A mortality signal is sent automatically when the collar has not moved for 12 hours.

The mortality signal was emanating from a shelterbelt on private property.

Wildlife biologists in British Columbia assumed the cat had been shot and asked a FWP biologist in Great Falls to check the shelterbelt.

There was no sign of the cougar.

“So we think she just took a very long nap and her collar went into this mortality mode,” Stent said.

On Aug. 3, Sandy was on the move again, retracing her footsteps west until she hit the mountains near the Deep Canyon Guest Ranch northwest of Choteau.

Then the lion took a big turn south before traveling east toward Helena and then east of the capital city.

“And that’s where she is today,” Stent said this week.

Based on GPS signals, the cat is moving moving back and forth in the same area of the Missouri River, an indication she may establishing a home range.

“She seems pretty established,” Stent said.

As a crow flies, the distance between the location the lion was collared in Canada and where she is now is 300 miles.

Including the jaunt east onto the plains, Sandy had actually traveled 450 miles.

“The only thing we can think of is she’s a young cat, and she’s just looking for her own territory,” Stent said of the surprising distance the cat moved.

It’s more common for males to travel long distances, Stent said.

Biologists are monitoring the mountain lion and watching where she’ll go next.
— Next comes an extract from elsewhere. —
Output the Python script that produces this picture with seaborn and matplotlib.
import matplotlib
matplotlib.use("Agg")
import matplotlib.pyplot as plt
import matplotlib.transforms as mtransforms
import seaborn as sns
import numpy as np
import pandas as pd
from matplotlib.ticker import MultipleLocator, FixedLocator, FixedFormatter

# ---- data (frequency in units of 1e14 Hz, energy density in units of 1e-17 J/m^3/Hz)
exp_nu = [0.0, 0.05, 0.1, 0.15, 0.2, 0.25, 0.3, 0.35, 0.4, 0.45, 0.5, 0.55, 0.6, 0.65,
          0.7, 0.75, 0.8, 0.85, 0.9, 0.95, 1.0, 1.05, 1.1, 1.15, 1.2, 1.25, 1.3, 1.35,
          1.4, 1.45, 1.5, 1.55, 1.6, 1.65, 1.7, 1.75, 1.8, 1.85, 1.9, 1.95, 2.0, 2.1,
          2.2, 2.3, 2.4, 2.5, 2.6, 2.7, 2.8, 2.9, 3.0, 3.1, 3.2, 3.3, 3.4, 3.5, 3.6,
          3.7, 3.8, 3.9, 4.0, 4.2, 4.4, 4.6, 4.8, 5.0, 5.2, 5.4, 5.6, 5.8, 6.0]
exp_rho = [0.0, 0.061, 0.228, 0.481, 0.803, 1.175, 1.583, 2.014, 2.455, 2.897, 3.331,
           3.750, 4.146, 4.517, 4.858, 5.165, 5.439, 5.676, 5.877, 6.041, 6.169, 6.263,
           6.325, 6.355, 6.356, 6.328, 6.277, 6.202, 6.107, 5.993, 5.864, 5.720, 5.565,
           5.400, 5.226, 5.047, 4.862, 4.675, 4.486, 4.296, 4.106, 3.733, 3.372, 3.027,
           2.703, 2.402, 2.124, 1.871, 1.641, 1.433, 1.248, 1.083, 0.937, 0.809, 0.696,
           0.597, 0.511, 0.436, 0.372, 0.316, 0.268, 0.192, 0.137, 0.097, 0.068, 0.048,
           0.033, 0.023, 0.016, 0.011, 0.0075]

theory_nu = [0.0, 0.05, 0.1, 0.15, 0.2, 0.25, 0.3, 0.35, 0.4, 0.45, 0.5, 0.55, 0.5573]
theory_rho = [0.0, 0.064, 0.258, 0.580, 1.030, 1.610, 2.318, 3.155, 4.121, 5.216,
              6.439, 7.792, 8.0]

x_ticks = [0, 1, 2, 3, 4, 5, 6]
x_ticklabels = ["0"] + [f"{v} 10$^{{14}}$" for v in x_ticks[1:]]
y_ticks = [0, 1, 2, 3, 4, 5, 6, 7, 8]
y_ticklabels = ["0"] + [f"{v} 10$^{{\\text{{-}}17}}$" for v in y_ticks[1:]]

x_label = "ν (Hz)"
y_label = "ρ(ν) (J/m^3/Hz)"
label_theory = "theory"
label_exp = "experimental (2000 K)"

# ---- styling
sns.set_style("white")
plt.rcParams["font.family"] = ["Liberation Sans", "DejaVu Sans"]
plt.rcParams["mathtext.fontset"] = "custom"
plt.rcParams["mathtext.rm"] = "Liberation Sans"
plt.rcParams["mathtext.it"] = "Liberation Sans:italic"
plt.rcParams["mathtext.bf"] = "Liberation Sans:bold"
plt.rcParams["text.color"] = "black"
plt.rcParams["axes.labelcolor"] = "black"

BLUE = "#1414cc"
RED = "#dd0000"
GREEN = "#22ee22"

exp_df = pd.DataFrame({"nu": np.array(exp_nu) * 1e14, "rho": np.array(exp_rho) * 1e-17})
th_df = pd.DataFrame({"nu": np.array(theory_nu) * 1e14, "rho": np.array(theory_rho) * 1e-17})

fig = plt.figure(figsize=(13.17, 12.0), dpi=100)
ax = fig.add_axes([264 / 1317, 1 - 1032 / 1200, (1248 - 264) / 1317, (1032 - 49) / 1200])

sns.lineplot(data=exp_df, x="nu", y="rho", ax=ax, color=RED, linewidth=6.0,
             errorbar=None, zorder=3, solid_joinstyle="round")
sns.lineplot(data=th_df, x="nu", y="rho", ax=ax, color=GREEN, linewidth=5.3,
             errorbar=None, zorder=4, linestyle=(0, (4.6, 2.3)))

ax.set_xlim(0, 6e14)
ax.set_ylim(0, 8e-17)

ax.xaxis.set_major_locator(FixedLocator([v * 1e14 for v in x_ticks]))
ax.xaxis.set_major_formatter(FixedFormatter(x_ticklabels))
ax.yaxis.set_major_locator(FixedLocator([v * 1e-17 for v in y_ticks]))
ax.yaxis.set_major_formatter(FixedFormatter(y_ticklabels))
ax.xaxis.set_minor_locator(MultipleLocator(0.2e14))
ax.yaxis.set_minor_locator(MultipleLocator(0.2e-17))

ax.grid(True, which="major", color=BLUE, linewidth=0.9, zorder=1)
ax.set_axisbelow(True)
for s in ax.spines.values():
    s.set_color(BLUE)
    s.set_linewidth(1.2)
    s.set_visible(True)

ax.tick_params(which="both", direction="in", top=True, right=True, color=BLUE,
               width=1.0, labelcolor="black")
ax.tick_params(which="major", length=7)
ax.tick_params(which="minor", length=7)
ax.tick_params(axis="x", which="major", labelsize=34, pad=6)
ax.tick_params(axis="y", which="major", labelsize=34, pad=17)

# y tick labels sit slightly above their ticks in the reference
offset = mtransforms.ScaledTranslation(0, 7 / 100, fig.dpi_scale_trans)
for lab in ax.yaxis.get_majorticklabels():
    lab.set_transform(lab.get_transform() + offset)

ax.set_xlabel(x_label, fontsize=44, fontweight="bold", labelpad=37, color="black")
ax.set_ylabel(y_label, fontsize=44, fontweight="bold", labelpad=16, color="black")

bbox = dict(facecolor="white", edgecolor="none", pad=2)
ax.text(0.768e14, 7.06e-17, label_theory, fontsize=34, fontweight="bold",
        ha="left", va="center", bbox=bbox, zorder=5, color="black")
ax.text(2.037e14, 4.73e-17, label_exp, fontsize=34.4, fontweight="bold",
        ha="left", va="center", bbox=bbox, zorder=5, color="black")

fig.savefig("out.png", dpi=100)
Montana’s lion population is estimated at 3,500 to 4,000, but that’s being updated in a statewide mountain lion management plan that Kolbe is writing. The plan, he said, will apply groundbreaking research that’s occurred in Montana on mountain lion ecology to management.
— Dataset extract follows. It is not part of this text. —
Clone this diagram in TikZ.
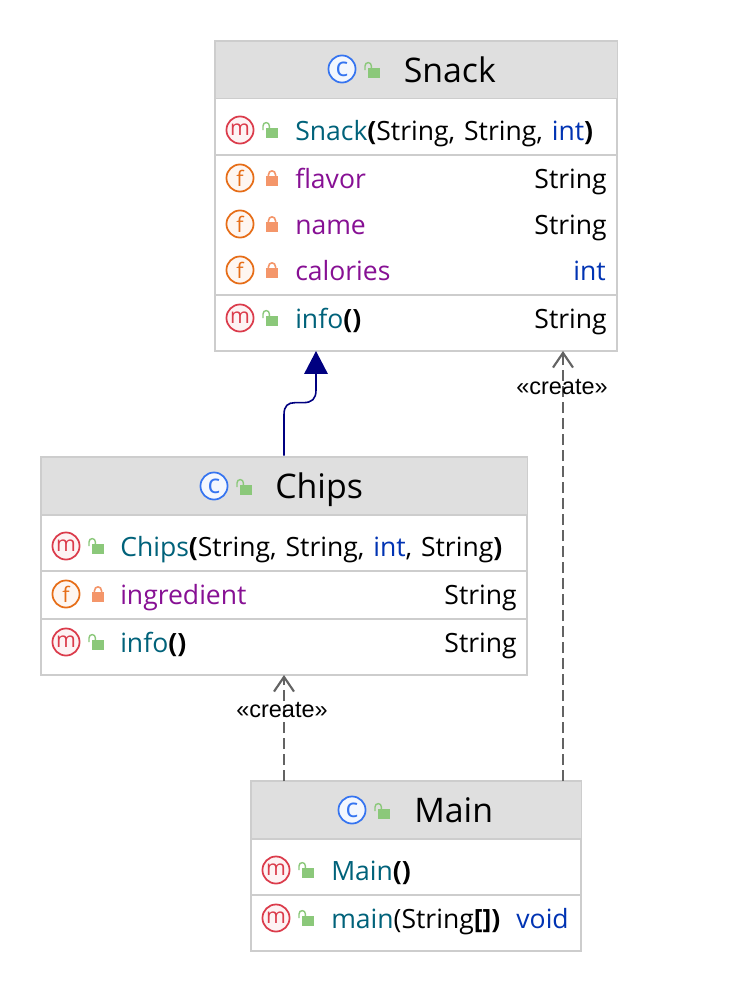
\documentclass[tikz,border=0pt]{standalone}
\usepackage{fontspec}
\setmainfont{Open Sans}
\newfontfamily\arialfont{Liberation Sans}
\usetikzlibrary{arrows.meta}
\definecolor{hdr}{HTML}{DFDFDF}
\definecolor{edgec}{HTML}{CDCDCD}
\definecolor{teal}{HTML}{00627A}
\definecolor{purp}{HTML}{871094}
\definecolor{kw}{HTML}{0033B3}
\definecolor{navy}{HTML}{000080}
\definecolor{grayl}{HTML}{636363}
\definecolor{cblue}{HTML}{3574F0}
\definecolor{mred}{HTML}{DB3B4B}
\definecolor{forange}{HTML}{E66D17}
\definecolor{lockg}{HTML}{8BC87A}
\definecolor{locko}{HTML}{F4966A}
\newcommand{\cs}{\hspace{1.5pt}}
\tikzset{
  classbox/.style={draw=edgec,line width=1.1pt,fill=white,minimum width=#1,inner sep=0pt,outer sep=0pt},
  sepline/.style={draw=edgec,line width=1.1pt},
  title/.style={anchor=base west,inner sep=0pt,font=\fontsize{25.4pt}{26pt}\selectfont},
  body/.style={anchor=base west,inner sep=0pt,font=\fontsize{19.9pt}{20pt}\selectfont},
  bodyr/.style={anchor=base east,inner sep=0pt,font=\fontsize{19.9pt}{20pt}\selectfont},
  iconc/.style={circle,draw=#1,fill=#1!6,line width=1.3pt,minimum size=20.3pt,inner sep=0pt,text=#1,font=\fontsize{16pt}{16pt}\selectfont},
  iconclass/.style={iconc=cblue,font=\fontsize{20pt}{20pt}\selectfont},
  inherit/.style={draw=navy,line width=1.2pt,-{Triangle[width=17.6pt,length=17.2pt,fill=navy]}},
  creates/.style={draw=grayl,line width=1.7pt,dash pattern=on 8.25pt off 3.75pt,-{Straight Barb[width=15pt,length=11pt,line width=1.6pt]}},
  stereo/.style={inner sep=0pt,text=black,font=\arialfont\fontsize{17.6pt}{18pt}\selectfont},
}
\newcommand{\lockopen}[2]{%
  \fill[lockg] (#1-4,#2-2) rectangle (#1+8,#2+8);
  \draw[lockg,line width=1.05pt] (#1-7,#2+0) -- (#1-7,#2-4) .. controls (#1-7,#2-8.5) and (#1-0.6,#2-8.5) .. (#1-0.6,#2-4) -- (#1-0.6,#2-2);
}
\newcommand{\lockshut}[2]{%
  \fill[locko] (#1-6,#2-2) rectangle (#1+6,#2+8);
  \draw[locko,line width=1.2pt] (#1-3.6,#2-2) -- (#1-3.6,#2-3) .. controls (#1-3.6,#2-8.5) and (#1+3.6,#2-8.5) .. (#1+3.6,#2-3) -- (#1+3.6,#2-2);
}
\begin{document}
\begin{tikzpicture}[x=0.75pt,y=-0.75pt]
\useasboundingbox (0,0) rectangle (738,992);
\fill[white] (0,0) rectangle (738,992);
% Snack
\node[classbox=301.5pt,minimum height=232.5pt] (snack) at (416,196) {};
\fill[hdr] (216,42) rectangle (616.5,98);
\draw[sepline] (215,98.5) -- (617,98.5);
\draw[sepline] (215,155) -- (617,155);
\draw[sepline] (215,295) -- (617,295);
\node[iconclass] (snackC) at (342,69) {c};
\lockopen{372}{70}
\node[title] (snackT) at (403.5,82.5) {Snack};
\node[iconc=mred] (snackM1) at (240,130) {m};
\lockopen{270}{130}
\node[body] (snackCtor) at (295,140) {\textcolor{teal}{Snack}\textbf{(}String,\cs{} String,\cs{} \textcolor{kw}{int}\textbf{)}};
\node[iconc=forange] (snackF1) at (240,178) {f};
\lockshut{272}{178}
\node[body,text=purp] (flavor) at (295,188) {flavor};
\node[bodyr] (flavorT) at (607,188) {String};
\node[iconc=forange] (snackF2) at (240,224) {f};
\lockshut{272}{224}
\node[body,text=purp] (nameF) at (295,234) {name};
\node[bodyr] (nameT) at (607,234) {String};
\node[iconc=forange] (snackF3) at (240,270) {f};
\lockshut{272}{270}
\node[body,text=purp] (calories) at (295,280) {calories};
\node[bodyr,text=kw] (caloriesT) at (606,280) {int};
\node[iconc=mred] (snackM2) at (240,318) {m};
\lockopen{270}{318}
\node[body] (snackInfo) at (295,328) {\textcolor{teal}{info}\textbf{()}};
\node[bodyr] (snackInfoT) at (607,328) {String};
% Chips
\node[classbox=364.5pt,minimum height=163.5pt] (chips) at (284,566) {};
\fill[hdr] (42,458) rectangle (526.5,515);
\draw[sepline] (41,515) -- (527,515);
\draw[sepline] (41,571) -- (527,571);
\draw[sepline] (41,619) -- (527,619);
\node[iconclass] (chipsC) at (214,486) {c};
\lockopen{244}{487}
\node[title] (chipsT) at (275,498.5) {Chips};
\node[iconc=mred] (chipsM1) at (66,546) {m};
\lockopen{96}{546}
\node[body] (chipsCtor) at (120,556) {\textcolor{teal}{Chips}\textbf{(}String,\cs{} String,\cs{} \textcolor{kw}{int},\cs{} String\textbf{)}};
\node[iconc=forange] (chipsF1) at (66,594) {f};
\lockshut{98}{594}
\node[body,text=purp] (ingredient) at (120,604) {ingredient};
\node[bodyr] (ingredientT) at (517,604) {String};
\node[iconc=mred] (chipsM2) at (66,642) {m};
\lockopen{96}{642}
\node[body] (chipsInfo) at (120,652) {\textcolor{teal}{info}\textbf{()}};
\node[bodyr] (chipsInfoT) at (517,652) {String};
% Main
\node[classbox=247.5pt,minimum height=127.5pt] (mainb) at (416,866) {};
\fill[hdr] (252,782) rectangle (580.5,839);
\draw[sepline] (251,839) -- (581,839);
\draw[sepline] (251,895) -- (581,895);
\node[iconclass] (mainC) at (352,810) {c};
\lockopen{382}{811}
\node[title] (mainT) at (414,822.5) {Main};
\node[iconc=mred] (mainM1) at (276,870) {m};
\lockopen{306}{870}
\node[body] (mainCtor) at (331,880) {\textcolor{teal}{Main}\textbf{()}};
\node[iconc=mred] (mainM2) at (276,918) {m};
\lockopen{306}{918}
\node[body] (mainMain) at (331,928) {\textcolor{teal}{main}(String\textbf{[])}};
\node[bodyr,text=kw] (mainVoid) at (569,928) {void};
% connectors
\draw[inherit] ([yshift=1pt]chips.north) -- ++(0,-41) .. controls +(0,-9) and +(-7,0) .. ++(11,-12)
  -- ++(8,0) .. controls +(9,0) and +(0,9) .. ([xshift=-75pt,yshift=-29.25pt]snack.south) -- ([xshift=-75pt]snack.south);
\draw[creates] (mainb.north -| chips.north) -- (chips.south);
\draw[creates] ([xshift=110.25pt]mainb.north) -- ([xshift=110.25pt]snack.south);
\node[stereo] (create1) at (282,710) {«create»};
\node[stereo] (create2) at (562,387) {«create»};
\end{tikzpicture}
\end{document}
“It’s a rare movement,” FWP’s Kolbe said of the mountain lion’s trip from southeastern British Columbia to the Missouri River in Montana. “It’s by no means unprecedented.”
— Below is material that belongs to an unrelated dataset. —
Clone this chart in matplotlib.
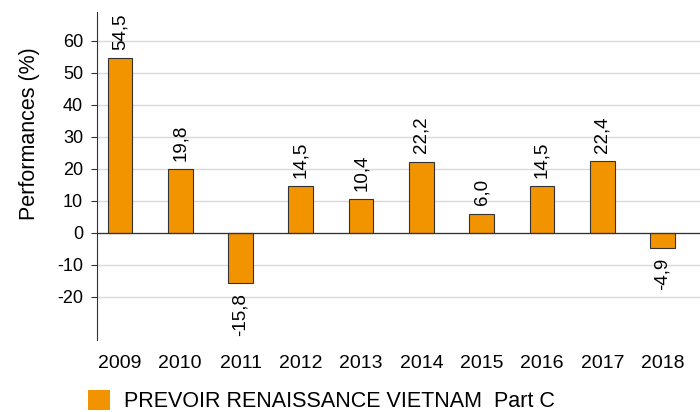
import matplotlib
matplotlib.use("Agg")
import matplotlib.pyplot as plt
from matplotlib.patches import Patch

plt.rcParams["font.family"] = ["Liberation Sans", "DejaVu Sans"]

years = ["2009", "2010", "2011", "2012", "2013", "2014", "2015", "2016", "2017", "2018"]
perf = [54.5, 19.8, -15.8, 14.5, 10.4, 22.2, 6.0, 14.5, 22.4, -4.9]
yticks = [-20, -10, 0, 10, 20, 30, 40, 50, 60]
series_name = "PREVOIR RENAISSANCE VIETNAM  Part C"
bar_color = "#F29400"

fig = plt.figure(figsize=(7, 4.12), dpi=100)
ax = fig.add_axes([0.1386, 0.175, 0.8614, 0.796])

x = range(len(years))
ax.bar(x, perf, width=0.41, color=bar_color, edgecolor="#333333", linewidth=0.8, zorder=3)

for xi, v in zip(x, perf):
    txt = f"{v:.1f}".replace(".", ",")
    if v >= 0:
        ax.annotate(txt, (xi, v), xytext=(0, 6), textcoords="offset points",
                    rotation=90, ha="center", va="bottom", fontsize=13.5)
    else:
        ax.annotate(txt, (xi, v), xytext=(0, -7), textcoords="offset points",
                    rotation=90, ha="center", va="top", fontsize=13.5)

ax.set_xlim(-0.38, 9.62)
ax.set_ylim(-33.5, 69)
ax.set_yticks(yticks)
ax.set_yticklabels([str(t) for t in yticks], fontsize=13)
ax.set_xticks(list(x))
ax.set_xticklabels(years, fontsize=14)
ax.tick_params(axis="x", length=0, pad=11)
ax.tick_params(axis="y", length=4, width=0.8, color="#333333", pad=6)
ax.grid(axis="y", color="#d9d9d9", linewidth=1, zorder=0)
ax.axhline(0, color="#333333", linewidth=0.9, zorder=4)
for s in ["top", "right", "bottom"]:
    ax.spines[s].set_visible(False)
ax.spines["left"].set_color("#333333")
ax.set_ylabel("Performances (%)", fontsize=15.5)
ax.yaxis.set_label_coords(-0.094, 0.628)

fig.legend(handles=[Patch(facecolor=bar_color, edgecolor="none")], labels=[series_name],
           loc="center left", bbox_to_anchor=(0.126, 0.026), frameon=False,
           borderpad=0, borderaxespad=0,
           fontsize=15.5, handlelength=1.0, handleheight=1.0, handletextpad=0.65)

fig.savefig("out.png", dpi=100)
Other examples of lions traveling hundreds of miles, especially males, have been documented, including mountain lions in central Montana moving to the Dakotas and vice versa, he said.

“For example, we’re starting to see lions show up in eastern seaboard states, and they traveled a long ways to get there,” Kolbe said.

It turns out Sandy isn’t the only lion from the Cranbrook area to cross into the United States.

A second mountain lion, this one collared 80 miles north of Cranbrook near Invermere, is now in the Yaak River drainage in northwestern Montana, Stent said.

It didn’t travel as far as the cat now east of Helena. It’s also a female.